[Directions for this task]: Write out the material again exactly, please, and omit the pictures.

[Material]:
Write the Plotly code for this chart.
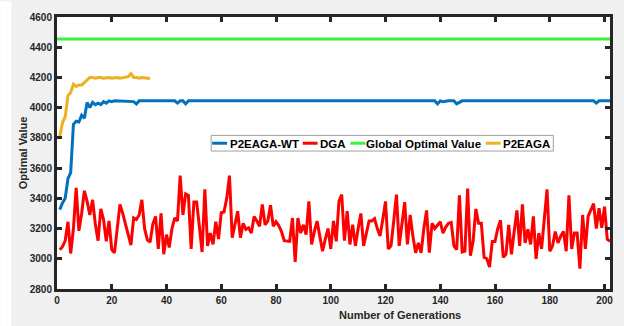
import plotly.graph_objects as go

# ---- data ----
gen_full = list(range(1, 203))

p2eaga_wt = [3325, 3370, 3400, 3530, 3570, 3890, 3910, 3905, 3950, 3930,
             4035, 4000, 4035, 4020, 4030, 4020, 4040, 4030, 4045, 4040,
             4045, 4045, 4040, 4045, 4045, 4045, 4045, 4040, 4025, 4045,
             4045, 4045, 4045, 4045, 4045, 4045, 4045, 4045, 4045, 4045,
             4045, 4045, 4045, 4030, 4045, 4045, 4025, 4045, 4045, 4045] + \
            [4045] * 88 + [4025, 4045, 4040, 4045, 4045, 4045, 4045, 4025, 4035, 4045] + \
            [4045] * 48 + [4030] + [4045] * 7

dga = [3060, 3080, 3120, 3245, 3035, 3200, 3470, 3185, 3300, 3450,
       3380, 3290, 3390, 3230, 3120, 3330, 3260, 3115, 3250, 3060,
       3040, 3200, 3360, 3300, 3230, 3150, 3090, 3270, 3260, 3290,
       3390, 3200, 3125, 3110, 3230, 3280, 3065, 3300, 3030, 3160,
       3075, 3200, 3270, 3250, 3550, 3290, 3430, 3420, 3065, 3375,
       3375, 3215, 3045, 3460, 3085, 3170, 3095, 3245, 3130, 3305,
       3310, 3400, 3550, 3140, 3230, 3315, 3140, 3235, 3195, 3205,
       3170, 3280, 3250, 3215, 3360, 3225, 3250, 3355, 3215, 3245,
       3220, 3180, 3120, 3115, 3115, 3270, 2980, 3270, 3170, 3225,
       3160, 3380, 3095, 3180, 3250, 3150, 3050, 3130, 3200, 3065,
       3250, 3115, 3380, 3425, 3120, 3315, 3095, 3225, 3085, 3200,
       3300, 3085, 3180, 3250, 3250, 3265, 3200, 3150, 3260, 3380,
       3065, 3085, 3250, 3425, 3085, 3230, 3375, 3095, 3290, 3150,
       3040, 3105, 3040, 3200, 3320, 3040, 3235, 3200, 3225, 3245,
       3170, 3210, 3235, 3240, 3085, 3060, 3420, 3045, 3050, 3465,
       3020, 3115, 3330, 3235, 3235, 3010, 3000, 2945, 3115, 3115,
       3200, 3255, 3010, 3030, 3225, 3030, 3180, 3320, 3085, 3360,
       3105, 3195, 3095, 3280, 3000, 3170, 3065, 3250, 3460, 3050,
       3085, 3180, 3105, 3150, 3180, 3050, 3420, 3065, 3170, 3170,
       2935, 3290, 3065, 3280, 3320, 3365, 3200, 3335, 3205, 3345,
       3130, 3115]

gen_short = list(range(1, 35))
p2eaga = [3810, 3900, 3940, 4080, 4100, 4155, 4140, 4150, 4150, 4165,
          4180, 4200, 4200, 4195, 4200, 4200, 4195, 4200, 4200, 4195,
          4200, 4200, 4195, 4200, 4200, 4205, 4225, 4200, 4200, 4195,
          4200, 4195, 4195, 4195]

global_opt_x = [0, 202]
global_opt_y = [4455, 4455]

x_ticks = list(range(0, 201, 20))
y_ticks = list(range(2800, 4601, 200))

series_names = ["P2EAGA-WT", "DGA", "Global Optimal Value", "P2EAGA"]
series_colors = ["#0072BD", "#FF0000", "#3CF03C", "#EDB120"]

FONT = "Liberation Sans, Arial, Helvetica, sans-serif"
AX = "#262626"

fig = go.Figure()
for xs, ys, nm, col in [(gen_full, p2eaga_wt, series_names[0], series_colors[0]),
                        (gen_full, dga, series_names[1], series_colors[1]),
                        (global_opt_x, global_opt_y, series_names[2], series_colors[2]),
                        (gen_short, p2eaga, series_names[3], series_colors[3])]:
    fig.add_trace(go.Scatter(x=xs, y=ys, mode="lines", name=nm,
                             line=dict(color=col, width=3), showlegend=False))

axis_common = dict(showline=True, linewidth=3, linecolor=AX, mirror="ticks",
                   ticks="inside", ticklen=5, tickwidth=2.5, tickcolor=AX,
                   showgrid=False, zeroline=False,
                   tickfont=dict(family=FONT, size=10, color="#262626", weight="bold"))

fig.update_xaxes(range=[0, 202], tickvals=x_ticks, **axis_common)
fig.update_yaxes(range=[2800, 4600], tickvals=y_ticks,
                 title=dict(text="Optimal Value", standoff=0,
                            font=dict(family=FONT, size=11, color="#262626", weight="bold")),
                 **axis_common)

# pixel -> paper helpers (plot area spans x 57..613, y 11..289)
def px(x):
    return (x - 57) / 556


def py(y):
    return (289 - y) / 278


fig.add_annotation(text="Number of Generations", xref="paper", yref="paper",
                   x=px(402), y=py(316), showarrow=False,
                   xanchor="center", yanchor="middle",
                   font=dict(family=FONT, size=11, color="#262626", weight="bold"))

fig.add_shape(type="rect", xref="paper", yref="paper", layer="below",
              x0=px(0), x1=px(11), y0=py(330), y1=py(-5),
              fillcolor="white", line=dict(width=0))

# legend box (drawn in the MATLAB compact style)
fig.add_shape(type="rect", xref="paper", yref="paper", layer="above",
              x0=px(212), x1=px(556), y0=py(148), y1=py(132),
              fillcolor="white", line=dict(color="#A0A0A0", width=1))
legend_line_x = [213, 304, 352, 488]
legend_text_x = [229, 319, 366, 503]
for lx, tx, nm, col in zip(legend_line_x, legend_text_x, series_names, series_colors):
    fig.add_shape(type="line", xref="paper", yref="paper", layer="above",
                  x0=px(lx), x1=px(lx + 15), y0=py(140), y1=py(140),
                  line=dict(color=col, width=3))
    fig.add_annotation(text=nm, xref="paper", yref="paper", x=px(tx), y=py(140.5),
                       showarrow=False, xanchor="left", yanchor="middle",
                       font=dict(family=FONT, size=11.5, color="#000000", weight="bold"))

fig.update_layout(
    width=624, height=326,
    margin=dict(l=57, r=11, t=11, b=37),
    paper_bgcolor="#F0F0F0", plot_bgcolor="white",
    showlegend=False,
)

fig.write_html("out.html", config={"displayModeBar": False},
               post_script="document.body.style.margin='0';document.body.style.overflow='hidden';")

[Correct response]:
Write the Plotly code for this chart.
import plotly.graph_objects as go

# ---- data ----
gen_full = list(range(1, 203))

p2eaga_wt = [3325, 3370, 3400, 3530, 3570, 3890, 3910, 3905, 3950, 3930,
             4035, 4000, 4035, 4020, 4030, 4020, 4040, 4030, 4045, 4040,
             4045, 4045, 4040, 4045, 4045, 4045, 4045, 4040, 4025, 4045,
             4045, 4045, 4045, 4045, 4045, 4045, 4045, 4045, 4045, 4045,
             4045, 4045, 4045, 4030, 4045, 4045, 4025, 4045, 4045, 4045] + \
            [4045] * 88 + [4025, 4045, 4040, 4045, 4045, 4045, 4045, 4025, 4035, 4045] + \
            [4045] * 48 + [4030] + [4045] * 7

dga = [3060, 3080, 3120, 3245, 3035, 3200, 3470, 3185, 3300, 3450,
       3380, 3290, 3390, 3230, 3120, 3330, 3260, 3115, 3250, 3060,
       3040, 3200, 3360, 3300, 3230, 3150, 3090, 3270, 3260, 3290,
       3390, 3200, 3125, 3110, 3230, 3280, 3065, 3300, 3030, 3160,
       3075, 3200, 3270, 3250, 3550, 3290, 3430, 3420, 3065, 3375,
       3375, 3215, 3045, 3460, 3085, 3170, 3095, 3245, 3130, 3305,
       3310, 3400, 3550, 3140, 3230, 3315, 3140, 3235, 3195, 3205,
       3170, 3280, 3250, 3215, 3360, 3225, 3250, 3355, 3215, 3245,
       3220, 3180, 3120, 3115, 3115, 3270, 2980, 3270, 3170, 3225,
       3160, 3380, 3095, 3180, 3250, 3150, 3050, 3130, 3200, 3065,
       3250, 3115, 3380, 3425, 3120, 3315, 3095, 3225, 3085, 3200,
       3300, 3085, 3180, 3250, 3250, 3265, 3200, 3150, 3260, 3380,
       3065, 3085, 3250, 3425, 3085, 3230, 3375, 3095, 3290, 3150,
       3040, 3105, 3040, 3200, 3320, 3040, 3235, 3200, 3225, 3245,
       3170, 3210, 3235, 3240, 3085, 3060, 3420, 3045, 3050, 3465,
       3020, 3115, 3330, 3235, 3235, 3010, 3000, 2945, 3115, 3115,
       3200, 3255, 3010, 3030, 3225, 3030, 3180, 3320, 3085, 3360,
       3105, 3195, 3095, 3280, 3000, 3170, 3065, 3250, 3460, 3050,
       3085, 3180, 3105, 3150, 3180, 3050, 3420, 3065, 3170, 3170,
       2935, 3290, 3065, 3280, 3320, 3365, 3200, 3335, 3205, 3345,
       3130, 3115]

gen_short = list(range(1, 35))
p2eaga = [3810, 3900, 3940, 4080, 4100, 4155, 4140, 4150, 4150, 4165,
          4180, 4200, 4200, 4195, 4200, 4200, 4195, 4200, 4200, 4195,
          4200, 4200, 4195, 4200, 4200, 4205, 4225, 4200, 4200, 4195,
          4200, 4195, 4195, 4195]

global_opt_x = [0, 202]
global_opt_y = [4455, 4455]

x_ticks = list(range(0, 201, 20))
y_ticks = list(range(2800, 4601, 200))

series_names = ["P2EAGA-WT", "DGA", "Global Optimal Value", "P2EAGA"]
series_colors = ["#0072BD", "#FF0000", "#3CF03C", "#EDB120"]

FONT = "Liberation Sans, Arial, Helvetica, sans-serif"
AX = "#262626"

fig = go.Figure()
for xs, ys, nm, col in [(gen_full, p2eaga_wt, series_names[0], series_colors[0]),
                        (gen_full, dga, series_names[1], series_colors[1]),
                        (global_opt_x, global_opt_y, series_names[2], series_colors[2]),
                        (gen_short, p2eaga, series_names[3], series_colors[3])]:
    fig.add_trace(go.Scatter(x=xs, y=ys, mode="lines", name=nm,
                             line=dict(color=col, width=3), showlegend=False))

axis_common = dict(showline=True, linewidth=3, linecolor=AX, mirror="ticks",
                   ticks="inside", ticklen=5, tickwidth=2.5, tickcolor=AX,
                   showgrid=False, zeroline=False,
                   tickfont=dict(family=FONT, size=10, color="#262626", weight="bold"))

fig.update_xaxes(range=[0, 202], tickvals=x_ticks, **axis_common)
fig.update_yaxes(range=[2800, 4600], tickvals=y_ticks,
                 title=dict(text="Optimal Value", standoff=0,
                            font=dict(family=FONT, size=11, color="#262626", weight="bold")),
                 **axis_common)

# pixel -> paper helpers (plot area spans x 57..613, y 11..289)
def px(x):
    return (x - 57) / 556


def py(y):
    return (289 - y) / 278


fig.add_annotation(text="Number of Generations", xref="paper", yref="paper",
                   x=px(402), y=py(316), showarrow=False,
                   xanchor="center", yanchor="middle",
                   font=dict(family=FONT, size=11, color="#262626", weight="bold"))

fig.add_shape(type="rect", xref="paper", yref="paper", layer="below",
              x0=px(0), x1=px(11), y0=py(330), y1=py(-5),
              fillcolor="white", line=dict(width=0))

# legend box (drawn in the MATLAB compact style)
fig.add_shape(type="rect", xref="paper", yref="paper", layer="above",
              x0=px(212), x1=px(556), y0=py(148), y1=py(132),
              fillcolor="white", line=dict(color="#A0A0A0", width=1))
legend_line_x = [213, 304, 352, 488]
legend_text_x = [229, 319, 366, 503]
for lx, tx, nm, col in zip(legend_line_x, legend_text_x, series_names, series_colors):
    fig.add_shape(type="line", xref="paper", yref="paper", layer="above",
                  x0=px(lx), x1=px(lx + 15), y0=py(140), y1=py(140),
                  line=dict(color=col, width=3))
    fig.add_annotation(text=nm, xref="paper", yref="paper", x=px(tx), y=py(140.5),
                       showarrow=False, xanchor="left", yanchor="middle",
                       font=dict(family=FONT, size=11.5, color="#000000", weight="bold"))

fig.update_layout(
    width=624, height=326,
    margin=dict(l=57, r=11, t=11, b=37),
    paper_bgcolor="#F0F0F0", plot_bgcolor="white",
    showlegend=False,
)

fig.write_html("out.html", config={"displayModeBar": False},
               post_script="document.body.style.margin='0';document.body.style.overflow='hidden';")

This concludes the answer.